━━ STORED DATA ━━

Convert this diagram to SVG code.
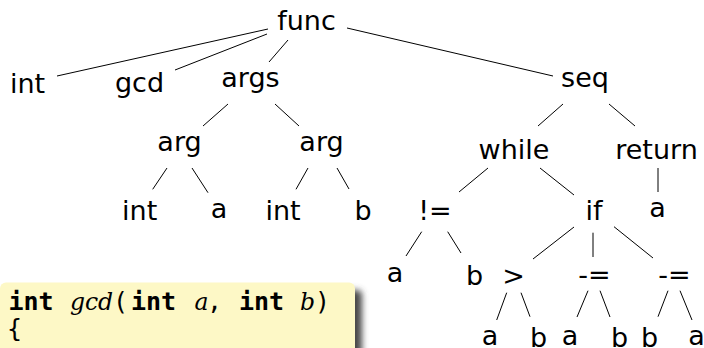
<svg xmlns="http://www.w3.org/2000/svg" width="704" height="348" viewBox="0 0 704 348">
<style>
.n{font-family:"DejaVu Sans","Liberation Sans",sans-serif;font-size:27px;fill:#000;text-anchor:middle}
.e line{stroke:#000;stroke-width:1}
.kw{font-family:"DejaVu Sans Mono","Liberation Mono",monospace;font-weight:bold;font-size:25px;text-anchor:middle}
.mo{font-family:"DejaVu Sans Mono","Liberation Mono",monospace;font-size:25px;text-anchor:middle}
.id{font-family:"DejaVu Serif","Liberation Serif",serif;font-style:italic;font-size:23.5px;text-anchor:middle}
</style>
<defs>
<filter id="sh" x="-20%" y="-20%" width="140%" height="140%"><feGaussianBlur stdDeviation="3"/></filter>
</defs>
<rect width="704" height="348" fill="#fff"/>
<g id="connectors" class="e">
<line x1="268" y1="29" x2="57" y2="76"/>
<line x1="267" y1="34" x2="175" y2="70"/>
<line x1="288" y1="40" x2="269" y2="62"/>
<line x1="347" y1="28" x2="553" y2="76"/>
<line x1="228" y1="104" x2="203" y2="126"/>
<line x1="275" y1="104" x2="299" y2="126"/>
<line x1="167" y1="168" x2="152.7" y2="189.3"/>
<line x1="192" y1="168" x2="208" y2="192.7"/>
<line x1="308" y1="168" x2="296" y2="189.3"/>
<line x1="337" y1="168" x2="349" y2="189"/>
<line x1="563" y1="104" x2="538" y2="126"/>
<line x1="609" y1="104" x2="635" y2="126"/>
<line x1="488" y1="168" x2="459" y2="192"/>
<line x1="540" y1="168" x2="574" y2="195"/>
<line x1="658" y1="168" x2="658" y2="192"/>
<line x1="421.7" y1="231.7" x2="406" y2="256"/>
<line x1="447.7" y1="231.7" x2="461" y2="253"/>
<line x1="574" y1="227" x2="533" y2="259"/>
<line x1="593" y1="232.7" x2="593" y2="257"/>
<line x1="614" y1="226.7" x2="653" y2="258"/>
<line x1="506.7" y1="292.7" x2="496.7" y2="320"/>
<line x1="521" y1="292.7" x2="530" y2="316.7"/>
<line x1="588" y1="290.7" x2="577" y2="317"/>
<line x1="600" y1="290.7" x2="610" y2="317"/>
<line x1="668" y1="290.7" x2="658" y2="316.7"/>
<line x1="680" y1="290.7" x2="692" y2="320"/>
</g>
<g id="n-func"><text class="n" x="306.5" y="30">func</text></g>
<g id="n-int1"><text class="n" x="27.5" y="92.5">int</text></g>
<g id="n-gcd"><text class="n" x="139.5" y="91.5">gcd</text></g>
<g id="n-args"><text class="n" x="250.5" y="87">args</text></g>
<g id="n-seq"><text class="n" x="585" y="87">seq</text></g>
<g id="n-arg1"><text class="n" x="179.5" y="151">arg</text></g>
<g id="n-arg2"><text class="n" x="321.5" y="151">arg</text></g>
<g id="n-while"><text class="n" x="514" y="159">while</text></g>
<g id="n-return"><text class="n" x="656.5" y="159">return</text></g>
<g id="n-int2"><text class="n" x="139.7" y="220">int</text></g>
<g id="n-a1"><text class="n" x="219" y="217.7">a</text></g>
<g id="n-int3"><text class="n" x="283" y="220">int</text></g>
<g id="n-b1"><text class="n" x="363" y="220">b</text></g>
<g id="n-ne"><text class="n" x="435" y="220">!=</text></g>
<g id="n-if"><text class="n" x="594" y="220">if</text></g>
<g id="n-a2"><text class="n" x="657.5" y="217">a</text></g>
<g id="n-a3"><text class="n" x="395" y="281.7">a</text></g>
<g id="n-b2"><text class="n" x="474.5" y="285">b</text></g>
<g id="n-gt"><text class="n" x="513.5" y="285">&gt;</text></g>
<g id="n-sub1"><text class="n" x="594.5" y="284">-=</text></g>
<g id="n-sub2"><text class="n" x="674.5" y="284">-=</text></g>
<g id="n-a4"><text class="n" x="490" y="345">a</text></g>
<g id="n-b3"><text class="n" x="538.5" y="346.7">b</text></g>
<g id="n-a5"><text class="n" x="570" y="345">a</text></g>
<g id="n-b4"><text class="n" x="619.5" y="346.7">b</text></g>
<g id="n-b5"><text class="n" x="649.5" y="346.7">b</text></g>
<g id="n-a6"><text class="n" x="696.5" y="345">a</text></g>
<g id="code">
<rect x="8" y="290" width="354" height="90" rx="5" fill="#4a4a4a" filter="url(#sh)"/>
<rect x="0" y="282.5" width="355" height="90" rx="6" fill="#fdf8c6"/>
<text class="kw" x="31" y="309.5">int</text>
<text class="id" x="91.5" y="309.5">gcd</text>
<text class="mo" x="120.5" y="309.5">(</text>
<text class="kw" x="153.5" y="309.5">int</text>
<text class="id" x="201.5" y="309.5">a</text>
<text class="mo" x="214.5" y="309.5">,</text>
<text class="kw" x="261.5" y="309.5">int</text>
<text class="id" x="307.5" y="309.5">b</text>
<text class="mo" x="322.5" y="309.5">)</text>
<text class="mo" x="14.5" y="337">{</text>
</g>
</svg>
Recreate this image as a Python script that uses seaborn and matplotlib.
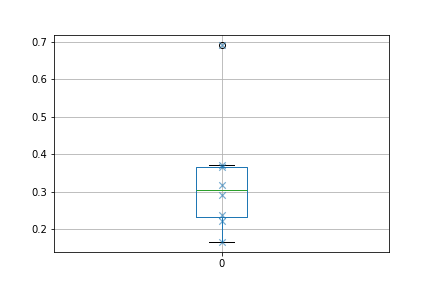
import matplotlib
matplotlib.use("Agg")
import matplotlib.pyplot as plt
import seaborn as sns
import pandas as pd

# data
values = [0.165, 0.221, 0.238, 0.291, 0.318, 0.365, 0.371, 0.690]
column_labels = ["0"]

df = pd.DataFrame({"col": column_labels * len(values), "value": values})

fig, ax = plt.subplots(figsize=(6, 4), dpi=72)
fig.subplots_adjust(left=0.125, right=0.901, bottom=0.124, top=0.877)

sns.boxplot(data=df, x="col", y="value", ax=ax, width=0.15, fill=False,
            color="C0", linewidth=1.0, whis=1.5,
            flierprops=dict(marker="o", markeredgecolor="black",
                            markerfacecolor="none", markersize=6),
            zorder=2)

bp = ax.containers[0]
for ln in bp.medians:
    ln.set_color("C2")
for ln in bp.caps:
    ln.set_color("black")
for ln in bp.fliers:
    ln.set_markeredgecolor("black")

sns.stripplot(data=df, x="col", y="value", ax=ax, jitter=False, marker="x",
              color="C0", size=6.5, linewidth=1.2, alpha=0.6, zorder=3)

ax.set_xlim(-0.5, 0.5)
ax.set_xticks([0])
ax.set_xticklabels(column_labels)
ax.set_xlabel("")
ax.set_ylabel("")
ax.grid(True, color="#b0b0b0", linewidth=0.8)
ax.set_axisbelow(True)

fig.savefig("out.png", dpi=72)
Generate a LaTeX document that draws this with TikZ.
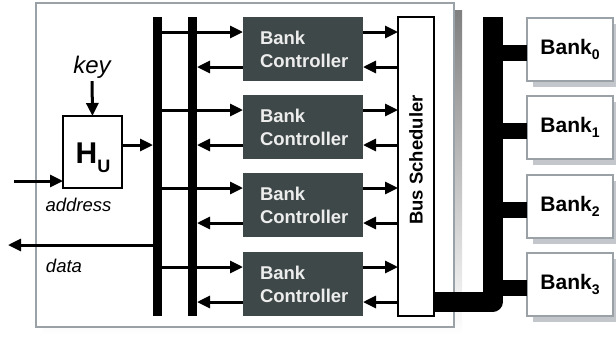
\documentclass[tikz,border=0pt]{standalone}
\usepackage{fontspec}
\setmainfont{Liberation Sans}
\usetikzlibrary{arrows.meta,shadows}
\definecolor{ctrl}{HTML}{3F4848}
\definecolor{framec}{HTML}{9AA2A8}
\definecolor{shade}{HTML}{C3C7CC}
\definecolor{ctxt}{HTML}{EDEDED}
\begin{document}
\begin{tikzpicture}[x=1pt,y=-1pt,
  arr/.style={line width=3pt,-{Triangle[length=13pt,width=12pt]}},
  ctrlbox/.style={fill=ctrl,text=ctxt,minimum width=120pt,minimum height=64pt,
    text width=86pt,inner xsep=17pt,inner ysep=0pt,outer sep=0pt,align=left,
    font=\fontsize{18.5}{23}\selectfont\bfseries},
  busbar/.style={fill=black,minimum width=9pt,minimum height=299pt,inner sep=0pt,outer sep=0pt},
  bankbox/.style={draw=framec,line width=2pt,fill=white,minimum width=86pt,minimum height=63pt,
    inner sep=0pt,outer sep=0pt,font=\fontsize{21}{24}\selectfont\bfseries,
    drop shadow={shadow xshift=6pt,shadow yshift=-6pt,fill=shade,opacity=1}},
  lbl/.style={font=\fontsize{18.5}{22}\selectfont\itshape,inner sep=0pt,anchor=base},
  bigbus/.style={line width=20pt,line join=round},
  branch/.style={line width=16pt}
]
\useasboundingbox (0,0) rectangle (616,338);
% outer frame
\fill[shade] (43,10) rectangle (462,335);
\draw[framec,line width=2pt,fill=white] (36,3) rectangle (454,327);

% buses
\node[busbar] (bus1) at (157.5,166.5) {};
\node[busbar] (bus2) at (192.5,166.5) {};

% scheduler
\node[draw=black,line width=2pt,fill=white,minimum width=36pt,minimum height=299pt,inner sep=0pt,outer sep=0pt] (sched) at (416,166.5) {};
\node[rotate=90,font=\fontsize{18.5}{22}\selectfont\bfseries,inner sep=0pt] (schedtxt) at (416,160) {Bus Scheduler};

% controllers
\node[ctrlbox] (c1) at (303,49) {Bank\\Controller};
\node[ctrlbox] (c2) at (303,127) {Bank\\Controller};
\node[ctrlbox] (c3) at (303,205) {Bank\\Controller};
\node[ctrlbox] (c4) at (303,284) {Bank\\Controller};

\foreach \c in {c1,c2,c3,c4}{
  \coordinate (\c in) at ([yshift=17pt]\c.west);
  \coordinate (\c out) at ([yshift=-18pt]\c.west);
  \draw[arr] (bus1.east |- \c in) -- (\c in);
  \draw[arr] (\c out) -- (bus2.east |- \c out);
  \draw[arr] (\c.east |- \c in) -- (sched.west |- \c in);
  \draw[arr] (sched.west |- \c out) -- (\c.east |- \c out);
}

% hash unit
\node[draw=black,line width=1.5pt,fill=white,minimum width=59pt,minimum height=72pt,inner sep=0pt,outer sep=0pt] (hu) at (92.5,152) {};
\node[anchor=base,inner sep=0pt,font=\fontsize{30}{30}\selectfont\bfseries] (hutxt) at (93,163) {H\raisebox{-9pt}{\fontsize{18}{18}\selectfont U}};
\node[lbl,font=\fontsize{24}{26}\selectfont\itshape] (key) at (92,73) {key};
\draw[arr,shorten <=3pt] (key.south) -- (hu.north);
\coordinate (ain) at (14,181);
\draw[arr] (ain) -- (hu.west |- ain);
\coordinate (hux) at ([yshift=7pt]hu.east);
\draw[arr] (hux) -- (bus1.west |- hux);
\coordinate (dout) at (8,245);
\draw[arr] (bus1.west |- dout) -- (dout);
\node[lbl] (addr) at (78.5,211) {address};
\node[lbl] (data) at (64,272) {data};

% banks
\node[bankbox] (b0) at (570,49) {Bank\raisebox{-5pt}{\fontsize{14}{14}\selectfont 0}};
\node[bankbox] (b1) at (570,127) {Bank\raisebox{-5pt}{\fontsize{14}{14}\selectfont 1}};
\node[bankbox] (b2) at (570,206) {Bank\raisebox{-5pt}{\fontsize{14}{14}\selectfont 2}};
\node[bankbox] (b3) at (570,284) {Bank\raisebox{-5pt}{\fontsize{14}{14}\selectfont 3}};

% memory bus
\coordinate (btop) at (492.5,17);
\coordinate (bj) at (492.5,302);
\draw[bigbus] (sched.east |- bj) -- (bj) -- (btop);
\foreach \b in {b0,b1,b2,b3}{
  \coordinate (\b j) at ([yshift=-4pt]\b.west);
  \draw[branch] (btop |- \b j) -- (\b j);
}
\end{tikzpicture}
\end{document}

━━━

Show, from the material above, each line that includes the string "matplotlib".

• [OUTPUT OF THE TASK]:
Recreate this image as a Python script that uses seaborn and matplotlib.
import matplotlib
matplotlib.use("Agg")
import matplotlib.pyplot as plt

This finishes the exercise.